═════ Exercise data
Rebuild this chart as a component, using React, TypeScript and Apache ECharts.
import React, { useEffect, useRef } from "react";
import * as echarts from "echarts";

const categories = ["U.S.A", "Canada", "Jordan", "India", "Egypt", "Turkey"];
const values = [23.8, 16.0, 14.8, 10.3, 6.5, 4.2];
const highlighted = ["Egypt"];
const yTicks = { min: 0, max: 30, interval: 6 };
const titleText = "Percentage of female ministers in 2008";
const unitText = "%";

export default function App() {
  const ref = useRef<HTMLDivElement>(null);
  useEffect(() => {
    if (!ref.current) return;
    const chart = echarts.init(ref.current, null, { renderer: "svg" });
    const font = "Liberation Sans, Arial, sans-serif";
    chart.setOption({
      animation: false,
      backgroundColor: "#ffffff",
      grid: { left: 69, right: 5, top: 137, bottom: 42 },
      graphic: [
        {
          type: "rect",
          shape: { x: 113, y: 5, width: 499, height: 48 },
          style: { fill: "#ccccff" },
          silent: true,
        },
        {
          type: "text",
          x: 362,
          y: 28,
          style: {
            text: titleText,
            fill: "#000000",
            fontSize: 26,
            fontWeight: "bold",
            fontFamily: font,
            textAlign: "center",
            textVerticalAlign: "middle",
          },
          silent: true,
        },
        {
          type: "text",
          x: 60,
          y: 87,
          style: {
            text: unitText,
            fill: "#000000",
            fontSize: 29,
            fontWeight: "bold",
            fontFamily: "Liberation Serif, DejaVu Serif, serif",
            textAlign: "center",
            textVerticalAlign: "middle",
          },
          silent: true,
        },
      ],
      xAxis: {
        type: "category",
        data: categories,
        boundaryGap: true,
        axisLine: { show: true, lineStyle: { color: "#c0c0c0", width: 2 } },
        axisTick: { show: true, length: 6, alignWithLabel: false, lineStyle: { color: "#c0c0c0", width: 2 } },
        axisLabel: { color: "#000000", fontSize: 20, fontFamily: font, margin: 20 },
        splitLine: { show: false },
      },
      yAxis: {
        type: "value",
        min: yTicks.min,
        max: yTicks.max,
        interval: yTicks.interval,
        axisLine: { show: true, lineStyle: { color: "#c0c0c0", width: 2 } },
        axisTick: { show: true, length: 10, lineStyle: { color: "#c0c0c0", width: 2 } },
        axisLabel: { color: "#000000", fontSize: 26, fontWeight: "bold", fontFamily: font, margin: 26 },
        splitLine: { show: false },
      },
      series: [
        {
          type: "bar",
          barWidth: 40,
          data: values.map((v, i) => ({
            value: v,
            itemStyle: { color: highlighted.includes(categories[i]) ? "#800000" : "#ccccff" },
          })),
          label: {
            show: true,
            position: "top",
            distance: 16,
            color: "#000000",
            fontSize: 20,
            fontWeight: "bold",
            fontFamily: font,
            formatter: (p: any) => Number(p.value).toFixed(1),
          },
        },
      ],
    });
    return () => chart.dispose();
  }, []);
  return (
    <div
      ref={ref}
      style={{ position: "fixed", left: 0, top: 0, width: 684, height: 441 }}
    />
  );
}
══════════
═════ Exercise data
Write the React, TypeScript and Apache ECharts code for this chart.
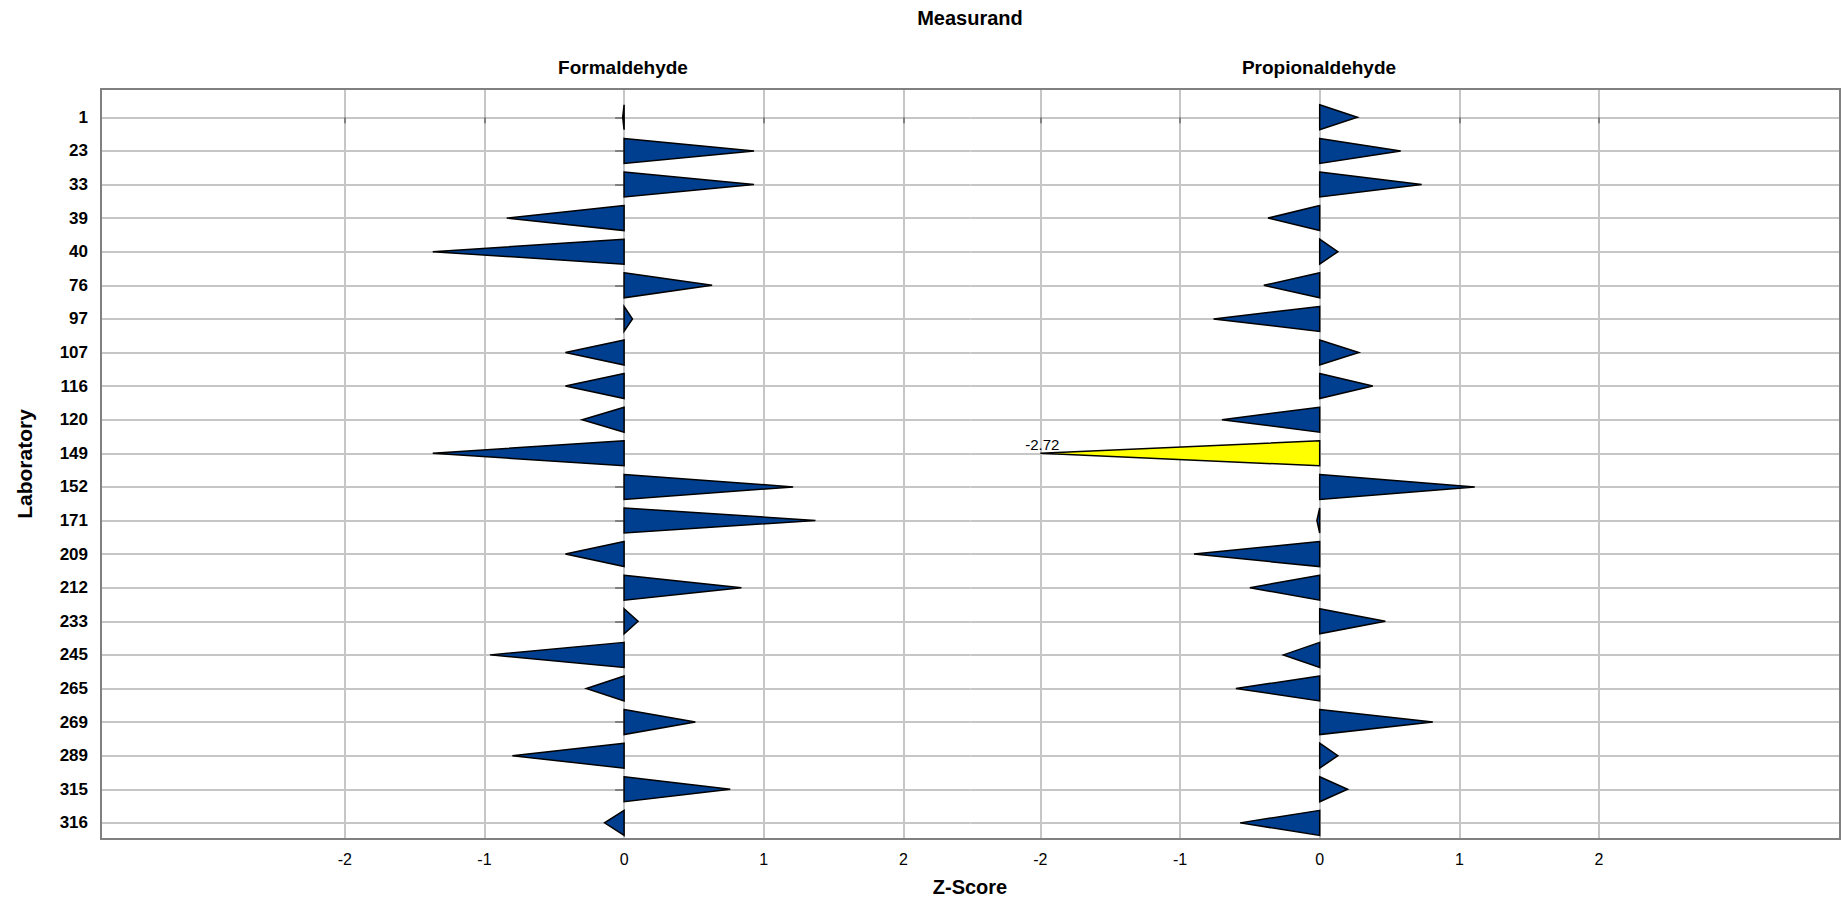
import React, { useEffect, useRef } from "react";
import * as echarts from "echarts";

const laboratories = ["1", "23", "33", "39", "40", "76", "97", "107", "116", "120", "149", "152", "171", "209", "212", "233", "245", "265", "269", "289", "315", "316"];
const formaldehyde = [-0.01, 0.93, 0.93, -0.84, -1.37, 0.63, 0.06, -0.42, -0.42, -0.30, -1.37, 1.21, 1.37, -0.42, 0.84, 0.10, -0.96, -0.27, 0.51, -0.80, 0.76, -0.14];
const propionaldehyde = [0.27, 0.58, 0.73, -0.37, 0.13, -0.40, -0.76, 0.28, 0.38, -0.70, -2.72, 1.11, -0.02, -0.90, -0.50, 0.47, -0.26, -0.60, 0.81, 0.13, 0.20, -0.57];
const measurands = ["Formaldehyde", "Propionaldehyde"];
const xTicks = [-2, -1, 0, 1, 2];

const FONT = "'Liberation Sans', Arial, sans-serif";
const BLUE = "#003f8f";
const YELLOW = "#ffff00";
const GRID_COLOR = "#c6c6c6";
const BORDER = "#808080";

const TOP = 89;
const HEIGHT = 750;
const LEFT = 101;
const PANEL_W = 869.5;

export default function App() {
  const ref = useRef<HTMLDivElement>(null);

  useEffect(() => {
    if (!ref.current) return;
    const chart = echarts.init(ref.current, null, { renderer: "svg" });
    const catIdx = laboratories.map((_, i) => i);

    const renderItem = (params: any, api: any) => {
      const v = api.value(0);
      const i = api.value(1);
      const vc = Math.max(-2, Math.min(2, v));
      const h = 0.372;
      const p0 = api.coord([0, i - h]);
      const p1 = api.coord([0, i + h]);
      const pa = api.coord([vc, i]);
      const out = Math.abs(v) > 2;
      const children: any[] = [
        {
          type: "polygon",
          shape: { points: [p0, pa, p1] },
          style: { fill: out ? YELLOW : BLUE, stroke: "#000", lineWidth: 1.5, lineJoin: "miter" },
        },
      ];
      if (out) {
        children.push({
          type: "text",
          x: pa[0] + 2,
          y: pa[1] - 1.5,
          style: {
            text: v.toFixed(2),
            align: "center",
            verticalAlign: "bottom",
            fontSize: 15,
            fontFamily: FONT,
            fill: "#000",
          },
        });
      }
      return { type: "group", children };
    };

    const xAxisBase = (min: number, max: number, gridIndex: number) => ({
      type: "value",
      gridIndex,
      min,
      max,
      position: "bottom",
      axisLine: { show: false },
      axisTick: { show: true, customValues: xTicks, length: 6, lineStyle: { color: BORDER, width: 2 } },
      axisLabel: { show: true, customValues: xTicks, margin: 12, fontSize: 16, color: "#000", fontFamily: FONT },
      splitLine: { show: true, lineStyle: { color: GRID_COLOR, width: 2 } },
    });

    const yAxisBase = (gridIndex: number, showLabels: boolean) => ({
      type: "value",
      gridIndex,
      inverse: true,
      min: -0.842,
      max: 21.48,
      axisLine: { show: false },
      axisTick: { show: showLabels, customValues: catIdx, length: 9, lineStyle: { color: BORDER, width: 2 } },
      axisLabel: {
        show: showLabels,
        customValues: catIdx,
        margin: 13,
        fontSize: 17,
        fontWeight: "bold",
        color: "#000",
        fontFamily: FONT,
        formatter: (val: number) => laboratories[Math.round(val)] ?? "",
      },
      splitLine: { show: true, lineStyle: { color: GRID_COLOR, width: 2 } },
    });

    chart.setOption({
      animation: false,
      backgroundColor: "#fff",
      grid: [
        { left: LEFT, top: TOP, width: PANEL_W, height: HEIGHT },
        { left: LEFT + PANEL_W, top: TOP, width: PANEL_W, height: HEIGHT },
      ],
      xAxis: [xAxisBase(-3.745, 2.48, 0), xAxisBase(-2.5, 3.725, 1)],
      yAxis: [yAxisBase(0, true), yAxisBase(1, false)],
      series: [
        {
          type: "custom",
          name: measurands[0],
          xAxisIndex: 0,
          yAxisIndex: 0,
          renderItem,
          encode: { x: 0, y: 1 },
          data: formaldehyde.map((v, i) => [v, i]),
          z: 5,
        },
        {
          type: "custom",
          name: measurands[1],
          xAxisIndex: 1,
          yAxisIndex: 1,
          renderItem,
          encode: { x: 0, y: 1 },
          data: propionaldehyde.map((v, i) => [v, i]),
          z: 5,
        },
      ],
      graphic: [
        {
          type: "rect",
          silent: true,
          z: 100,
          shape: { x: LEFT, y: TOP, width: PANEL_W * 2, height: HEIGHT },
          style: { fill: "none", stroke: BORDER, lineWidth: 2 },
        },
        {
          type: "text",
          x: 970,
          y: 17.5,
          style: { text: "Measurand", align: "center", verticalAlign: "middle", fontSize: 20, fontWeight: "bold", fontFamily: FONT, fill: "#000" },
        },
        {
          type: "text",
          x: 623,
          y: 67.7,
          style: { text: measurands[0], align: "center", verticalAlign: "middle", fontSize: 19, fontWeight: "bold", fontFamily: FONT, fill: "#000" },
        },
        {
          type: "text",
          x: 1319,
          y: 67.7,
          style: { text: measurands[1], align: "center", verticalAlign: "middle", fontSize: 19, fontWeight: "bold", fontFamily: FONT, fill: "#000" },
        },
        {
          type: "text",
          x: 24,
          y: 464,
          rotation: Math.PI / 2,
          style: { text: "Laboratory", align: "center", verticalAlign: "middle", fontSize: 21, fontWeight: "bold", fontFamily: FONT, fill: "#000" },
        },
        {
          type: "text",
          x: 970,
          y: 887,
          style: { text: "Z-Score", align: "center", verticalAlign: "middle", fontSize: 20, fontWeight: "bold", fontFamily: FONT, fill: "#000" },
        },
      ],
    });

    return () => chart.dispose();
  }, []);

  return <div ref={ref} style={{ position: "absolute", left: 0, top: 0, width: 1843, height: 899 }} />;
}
══════════
═════ Exercise data
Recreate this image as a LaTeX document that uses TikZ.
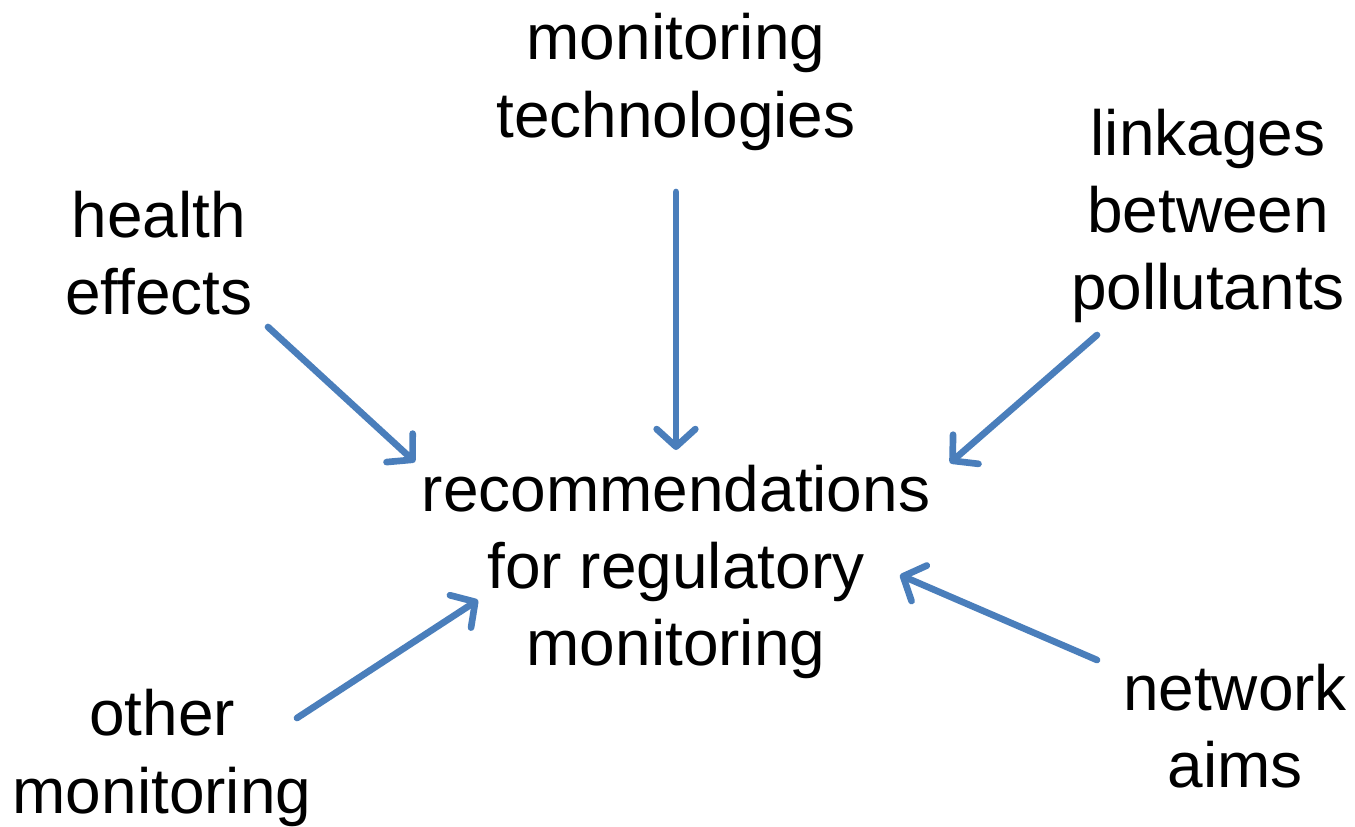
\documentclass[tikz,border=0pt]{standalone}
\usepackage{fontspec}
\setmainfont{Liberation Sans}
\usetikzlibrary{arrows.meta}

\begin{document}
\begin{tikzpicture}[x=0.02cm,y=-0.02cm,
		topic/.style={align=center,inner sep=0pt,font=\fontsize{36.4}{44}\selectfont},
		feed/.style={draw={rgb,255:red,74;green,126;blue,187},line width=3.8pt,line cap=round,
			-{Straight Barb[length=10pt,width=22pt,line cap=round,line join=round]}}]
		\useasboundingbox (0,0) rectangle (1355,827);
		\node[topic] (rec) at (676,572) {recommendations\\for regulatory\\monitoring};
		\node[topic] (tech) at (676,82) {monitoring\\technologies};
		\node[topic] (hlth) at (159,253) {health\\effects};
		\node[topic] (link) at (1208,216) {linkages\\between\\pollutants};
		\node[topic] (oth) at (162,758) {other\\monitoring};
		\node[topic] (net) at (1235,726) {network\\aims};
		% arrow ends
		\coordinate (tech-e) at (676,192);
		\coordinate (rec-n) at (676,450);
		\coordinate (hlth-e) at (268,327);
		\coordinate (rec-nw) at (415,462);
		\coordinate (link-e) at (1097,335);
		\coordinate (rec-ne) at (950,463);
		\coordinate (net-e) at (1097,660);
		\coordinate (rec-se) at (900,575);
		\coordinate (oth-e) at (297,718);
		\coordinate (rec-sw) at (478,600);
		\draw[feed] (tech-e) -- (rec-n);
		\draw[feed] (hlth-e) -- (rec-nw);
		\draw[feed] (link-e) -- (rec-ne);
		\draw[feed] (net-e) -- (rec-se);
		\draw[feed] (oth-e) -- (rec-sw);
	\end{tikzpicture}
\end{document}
══════════
- _Exercise_: From the records above, quote word for word only the lines beginning at the line that has "Write the React, TypeScript" and stopping after the line that has "const xTicks = [-2, -1, 0, 1, 2];". Omit the pictures.

- _Output of the exercise_:
Write the React, TypeScript and Apache ECharts code for this chart.
import React, { useEffect, useRef } from "react";
import * as echarts from "echarts";

const laboratories = ["1", "23", "33", "39", "40", "76", "97", "107", "116", "120", "149", "152", "171", "209", "212", "233", "245", "265", "269", "289", "315", "316"];
const formaldehyde = [-0.01, 0.93, 0.93, -0.84, -1.37, 0.63, 0.06, -0.42, -0.42, -0.30, -1.37, 1.21, 1.37, -0.42, 0.84, 0.10, -0.96, -0.27, 0.51, -0.80, 0.76, -0.14];
const propionaldehyde = [0.27, 0.58, 0.73, -0.37, 0.13, -0.40, -0.76, 0.28, 0.38, -0.70, -2.72, 1.11, -0.02, -0.90, -0.50, 0.47, -0.26, -0.60, 0.81, 0.13, 0.20, -0.57];
const measurands = ["Formaldehyde", "Propionaldehyde"];
const xTicks = [-2, -1, 0, 1, 2];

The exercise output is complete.